Uniswap V3 was released last week, with several upgrades. The big change is allowing liquidity providers to make markets within customized price ranges, which is being called ‘concentrated’ liquidity. LPs are responsible for placing their assets into liquidity pools, where Uniswap users trade. V3 also introduces multiple fee tiers, letting liquidity providers be appropriately compensated for taking on varying degrees of risks.

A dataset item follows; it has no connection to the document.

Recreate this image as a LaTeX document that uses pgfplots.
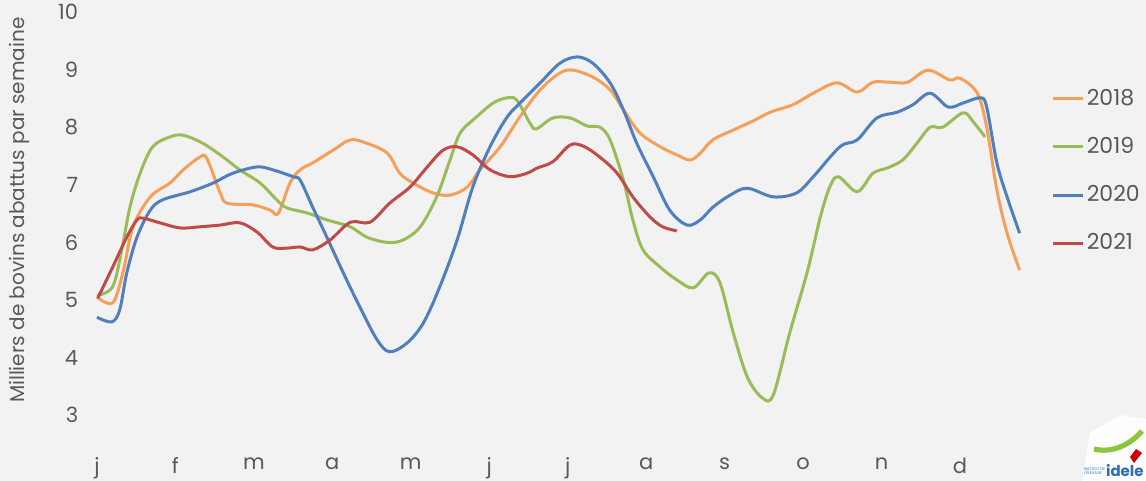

For the uninitiated, Uniswap is a decentralized exchange (DEX). Uniswap also has it’s own token, called UNI. There are other kinds of DEXs too, for example OKEx has it’s own. OKEx DEX is a decentralized exchange powered by it’s own blockchain, called OKExChain. OKExChain is a set of open-source public blockchains aiming to promote large-scale commercial applications.

What is a DEX?

Most people understand that exchanges are centralized. Meaning, they are run by a single organization. Centralized exchanges act as the middleman between traders facilitating transactions. These are the norm in the cryptocurrency industry, but the issue with it is that it’s a single point of failure.

With decentralized exchanges, there is no single point of failure. DEX’s are an exchange that allows peer-to-peer trades, where there is no company or person in the middle facilitating the transactions.

DEX’s are built by developers who want to build a system that is not reliant on a single entity, so there is no central point of failure. Having to trust the exchange is removed, and it opens the door to all kinds of new trades and price discoveries and doesn’t have the hassles of KYC and AML rules and regulations.

From the Uniswap announcement, the new DEX features are:

  • LPs can provide liquidity with up to 4000x capital efficiency relative to Uniswap v2, earning higher returns on their capital.
  • Capital efficiency paves the way for low-slippage trade execution that can surpass both centralized exchanges and stablecoin-focused AMMs.
  • LPs can significantly increase their exposure to preferred assets and reduce their downside risk.
  • LPs can sell one asset for another by adding liquidity to a price range entirely above or below the market price, approximating a fee-earning limit order that executes along a smooth curve.

Uniswap is the current leader among DEXs in terms of total value locked (TVL), taking up 39% of the market share. Average trading volume surged by 22% to $2.78 billion. SushiSwap came in a close second, with $1.94 billion TVL.

Impermanent Loss

V3 has drawn some criticism, where LPs are now more exposed to impermanent loss. This is because LPs suffer from impermanent loss when the market price moves beyond their customized price ranges. The tighter the price range, the greater the impermanent loss. This creates a trade-off between capital efficiency and impermanent loss, as liquidity providers earn trading fees at the expense of suffering from impermanent loss.